Votre lettre est charmante ; tout le monde m’en demande des copies. Vous me consolez presque d’être aveugle ; mais, monsieur, vous n’êtes point de notre confrérie. J’ai beaucoup interrogé M. le duc de Villars ; vous jouissez de tous vos cinq sens comme à trente ans, et surtout de ce sixième dont vous me parlez, qui fait votre bonheur, mais qui fait le malheur de bien d’autres.

J’ai lu vos quatre contes, dont vous ne m’avez envoyé que le premier. l’Éducation d’une fille et Macare sont imprimés ; ainsi je les ai. Mais je n’ai pu parvenir à avoir les Trois Manières. C’est bien mal à vous, monsieur, de n’accorder vos faveurs qu’à demi. J’aime Théone à la folie, c’est un bijou ; Églé est fort aimable ; pour Apamisse, je la trouve un peu sérieuse. Je n’ai lu ce dernier conte qu’une fois, et je n’ai pu en obtenir de copie ; on dit qu’il ne sera point imprimé avant que vous ayez fait un nombre de contes suffisant pour en faire un volume.
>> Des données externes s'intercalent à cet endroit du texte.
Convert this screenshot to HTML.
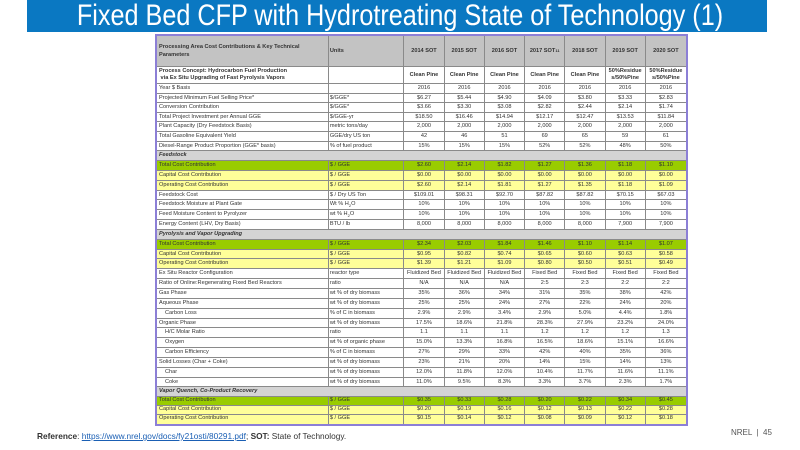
<!DOCTYPE html>
<html><head><meta charset="utf-8"><style>
*{margin:0;padding:0;box-sizing:border-box}
body{width:800px;height:450px;background:#fff;position:relative;overflow:hidden;font-family:"Liberation Sans",Arial,sans-serif}
#bar{position:absolute;left:27px;top:0;width:740px;height:32px;background:#0a78c2}
#title{position:absolute;left:0;top:1px;width:800px;text-align:center;color:#fff;font-size:30px;line-height:30px;transform:scaleX(0.84);transform-origin:400px 0;white-space:nowrap}
#tbl{position:absolute;left:155px;top:34px;width:533px;height:392px;border:2px solid #8c7fd6;background:#fff;overflow:hidden}
.r{display:flex;height:9.85px;border-bottom:1px solid #8a8a8a;font-size:5.6px;line-height:8.6px;color:#333;overflow:hidden}
.a{height:9.6px;line-height:8.4px}
.b{height:8.9px;line-height:7.8px}
.r div{border-right:1px solid #8a8a8a;overflow:hidden;white-space:nowrap;text-align:center}
.r div:first-child{width:173px;text-align:left;padding-left:2px}
.r div:nth-child(2){width:76px;text-align:left;padding-left:1px}
.r div:nth-child(n+3){width:40.5px}
.r div:last-child{border-right:none}
sub,sup{font-size:4px;line-height:0}
.h{height:31px;background:#c3c3c3;font-weight:bold;line-height:8px}
.h div{display:flex;align-items:center;justify-content:center}
.h div:first-child,.h div:nth-child(2){justify-content:flex-start}
.p{height:17px;line-height:6.8px;font-weight:bold}
.p div{display:flex;align-items:center;justify-content:center}
.p div:first-child{justify-content:flex-start}
.s{background:#d4d4d4;font-weight:bold;font-style:italic}
.s div{border-right:none}
.g{background:#99cc00}
.y{background:#ffff99}
.i div:first-child{padding-left:8px}
#ref{position:absolute;left:37px;top:431px;font-size:8.3px;color:#333;white-space:nowrap}
#ref a{color:#1a5fb4;text-decoration:underline}
#nrel{position:absolute;left:731px;top:428px;font-size:8px;color:#555}
</style></head><body>
<div id="bar"></div>
<div id="title">Fixed Bed CFP with Hydrotreating State of Technology (1)</div>
<div id="tbl">
<div class="r h"><div>Processing Area Cost Contributions &amp; Key Technical<br>Parameters</div><div>Units</div><div>2014 SOT</div><div>2015 SOT</div><div>2016 SOT</div><div>2017 SOT<sup>11</sup></div><div>2018 SOT</div><div>2019 SOT</div><div>2020 SOT</div></div>
<div class="r p"><div>Process Concept: Hydrocarbon Fuel Production<br>&nbsp;via Ex Situ Upgrading of Fast Pyrolysis Vapors</div><div></div><div>Clean Pine</div><div>Clean Pine</div><div>Clean Pine</div><div>Clean Pine</div><div>Clean Pine</div><div>50%Residue<br>s/50%Pine</div><div>50%Residue<br>s/50%Pine</div></div>
<div class="r a"><div>Year $ Basis</div><div></div><div>2016</div><div>2016</div><div>2016</div><div>2016</div><div>2016</div><div>2016</div><div>2016</div></div>
<div class="r a"><div>Projected Minimum Fuel Selling Price*</div><div>$/GGE*</div><div>$6.27</div><div>$5.44</div><div>$4.90</div><div>$4.09</div><div>$3.80</div><div>$3.33</div><div>$2.83</div></div>
<div class="r a"><div>Conversion Contribution</div><div>$/GGE*</div><div>$3.66</div><div>$3.30</div><div>$3.08</div><div>$2.82</div><div>$2.44</div><div>$2.14</div><div>$1.74</div></div>
<div class="r a"><div>Total Project Investment per Annual GGE</div><div>$/GGE-yr</div><div>$18.50</div><div>$16.46</div><div>$14.94</div><div>$12.17</div><div>$12.47</div><div>$13.53</div><div>$11.84</div></div>
<div class="r a"><div>Plant Capacity (Dry Feedstock Basis)</div><div>metric tons/day</div><div>2,000</div><div>2,000</div><div>2,000</div><div>2,000</div><div>2,000</div><div>2,000</div><div>2,000</div></div>
<div class="r a"><div>Total Gasoline Equivalent Yield</div><div>GGE/dry US ton</div><div>42</div><div>46</div><div>51</div><div>69</div><div>65</div><div>59</div><div>61</div></div>
<div class="r a"><div>Diesel-Range Product Proportion (GGE* basis)</div><div>% of fuel product</div><div>15%</div><div>15%</div><div>15%</div><div>52%</div><div>52%</div><div>48%</div><div>50%</div></div>
<div class="r s"><div>Feedstock</div><div></div><div></div><div></div><div></div><div></div><div></div><div></div><div></div></div>
<div class="r g"><div>Total Cost Contribution</div><div>$ / GGE</div><div>$2.60</div><div>$2.14</div><div>$1.82</div><div>$1.27</div><div>$1.36</div><div>$1.18</div><div>$1.10</div></div>
<div class="r y"><div>Capital Cost Contribution</div><div>$ / GGE</div><div>$0.00</div><div>$0.00</div><div>$0.00</div><div>$0.00</div><div>$0.00</div><div>$0.00</div><div>$0.00</div></div>
<div class="r y"><div>Operating Cost Contribution</div><div>$ / GGE</div><div>$2.60</div><div>$2.14</div><div>$1.81</div><div>$1.27</div><div>$1.35</div><div>$1.18</div><div>$1.09</div></div>
<div class="r"><div>Feedstock Cost</div><div>$ / Dry US Ton</div><div>$109.01</div><div>$98.31</div><div>$92.70</div><div>$87.82</div><div>$87.82</div><div>$70.15</div><div>$67.03</div></div>
<div class="r"><div>Feedstock Moisture at Plant Gate</div><div>Wt % H<sub>2</sub>O</div><div>10%</div><div>10%</div><div>10%</div><div>10%</div><div>10%</div><div>10%</div><div>10%</div></div>
<div class="r"><div>Feed Moisture Content to Pyrolyzer</div><div>wt % H<sub>2</sub>O</div><div>10%</div><div>10%</div><div>10%</div><div>10%</div><div>10%</div><div>10%</div><div>10%</div></div>
<div class="r"><div>Energy Content (LHV, Dry Basis)</div><div>BTU / lb</div><div>8,000</div><div>8,000</div><div>8,000</div><div>8,000</div><div>8,000</div><div>7,900</div><div>7,900</div></div>
<div class="r s"><div>Pyrolysis and Vapor Upgrading</div><div></div><div></div><div></div><div></div><div></div><div></div><div></div><div></div></div>
<div class="r g"><div>Total Cost Contribution</div><div>$ / GGE</div><div>$2.34</div><div>$2.03</div><div>$1.84</div><div>$1.46</div><div>$1.10</div><div>$1.14</div><div>$1.07</div></div>
<div class="r y"><div>Capital Cost Contribution</div><div>$ / GGE</div><div>$0.95</div><div>$0.82</div><div>$0.74</div><div>$0.65</div><div>$0.60</div><div>$0.63</div><div>$0.58</div></div>
<div class="r y"><div>Operating Cost Contribution</div><div>$ / GGE</div><div>$1.39</div><div>$1.21</div><div>$1.09</div><div>$0.80</div><div>$0.50</div><div>$0.51</div><div>$0.49</div></div>
<div class="r"><div>Ex Situ Reactor Configuration</div><div>reactor type</div><div>Fluidized Bed</div><div>Fluidized Bed</div><div>Fluidized Bed</div><div>Fixed Bed</div><div>Fixed Bed</div><div>Fixed Bed</div><div>Fixed Bed</div></div>
<div class="r"><div>Ratio of Online:Regenerating Fixed Bed Reactors</div><div>ratio</div><div>N/A</div><div>N/A</div><div>N/A</div><div>2:5</div><div>2:3</div><div>2:2</div><div>2:2</div></div>
<div class="r"><div>Gas Phase</div><div>wt % of dry biomass</div><div>35%</div><div>36%</div><div>34%</div><div>31%</div><div>35%</div><div>38%</div><div>42%</div></div>
<div class="r"><div>Aqueous Phase</div><div>wt % of dry biomass</div><div>25%</div><div>25%</div><div>24%</div><div>27%</div><div>22%</div><div>24%</div><div>20%</div></div>
<div class="r i"><div>Carbon Loss</div><div>% of C in biomass</div><div>2.9%</div><div>2.9%</div><div>3.4%</div><div>2.9%</div><div>5.0%</div><div>4.4%</div><div>1.8%</div></div>
<div class="r"><div>Organic Phase</div><div>wt % of dry biomass</div><div>17.5%</div><div>18.6%</div><div>21.8%</div><div>28.3%</div><div>27.9%</div><div>23.2%</div><div>24.0%</div></div>
<div class="r i"><div>H/C Molar Ratio</div><div>ratio</div><div>1.1</div><div>1.1</div><div>1.1</div><div>1.2</div><div>1.2</div><div>1.2</div><div>1.3</div></div>
<div class="r i"><div>Oxygen</div><div>wt % of organic phase</div><div>15.0%</div><div>13.3%</div><div>16.8%</div><div>16.5%</div><div>18.6%</div><div>15.1%</div><div>16.6%</div></div>
<div class="r i"><div>Carbon Efficiency</div><div>% of C in biomass</div><div>27%</div><div>29%</div><div>33%</div><div>42%</div><div>40%</div><div>35%</div><div>36%</div></div>
<div class="r"><div>Solid Losses (Char + Coke)</div><div>wt % of dry biomass</div><div>23%</div><div>21%</div><div>20%</div><div>14%</div><div>15%</div><div>14%</div><div>13%</div></div>
<div class="r i"><div>Char</div><div>wt % of dry biomass</div><div>12.0%</div><div>11.8%</div><div>12.0%</div><div>10.4%</div><div>11.7%</div><div>11.6%</div><div>11.1%</div></div>
<div class="r i"><div>Coke</div><div>wt % of dry biomass</div><div>11.0%</div><div>9.5%</div><div>8.3%</div><div>3.3%</div><div>3.7%</div><div>2.3%</div><div>1.7%</div></div>
<div class="r s"><div>Vapor Quench, Co-Product Recovery</div><div></div><div></div><div></div><div></div><div></div><div></div><div></div><div></div></div>
<div class="r g b"><div>Total Cost Contribution</div><div>$ / GGE</div><div>$0.35</div><div>$0.33</div><div>$0.28</div><div>$0.20</div><div>$0.22</div><div>$0.34</div><div>$0.45</div></div>
<div class="r y b"><div>Capital Cost Contribution</div><div>$ / GGE</div><div>$0.20</div><div>$0.19</div><div>$0.16</div><div>$0.12</div><div>$0.13</div><div>$0.22</div><div>$0.28</div></div>
<div class="r y b" style="border-bottom:none"><div>Operating Cost Contribution</div><div>$ / GGE</div><div>$0.15</div><div>$0.14</div><div>$0.12</div><div>$0.08</div><div>$0.09</div><div>$0.12</div><div>$0.18</div></div>
</div>
<div id="ref"><b>Reference</b>: <a>https://www.nrel.gov/docs/fy21osti/80291.pdf</a>; <b>SOT:</b> State of Technology.</div>
<div id="nrel">NREL &nbsp;|&nbsp; 45</div>
</body></html>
Ne me distinguerez-vous point du public ?

Nous sommes ici dans de grandes alarmes ; Mme de Pompadour est très-malade : je ne fermerai ma lettre qu’après avoir eu de ses nouvelles.

J’aimerais bien mieux être aux Délices que d’être à Choisy ; c’est aux Délices que Macare habite, et où, s’il était possible, j’irais bien volontiers le chercher. Vos lettres me le font entrevoir, et je ne le trouve que dans ce que vous écrivez : envoyez-le-moi donc souvent par la poste, et que je l’aperçoive quelquefois. Adieu, monsieur, je vous prie d’être persuadé qu’il n’y a que vous que j’adore ; tout le reste sont de faux dieux.

Les dernières nouvelles de Mme de Pompadour sont fort bonnes, mais elle n’est point hors d’affaire ; je serais très-fâché s’il en arrivait malheur, et ce pourrait bien en être un plus grand que l’on ne pense[2].

  1. Correspondance complète de la marquise du Deffant, édition de Lescure, 1863.
  2. Elle veut dire que la mort de Mme de Pompadour pourrait entraîner la disgrâce du duc de Choiseul, alors ministre des affaires étrangères. (L.)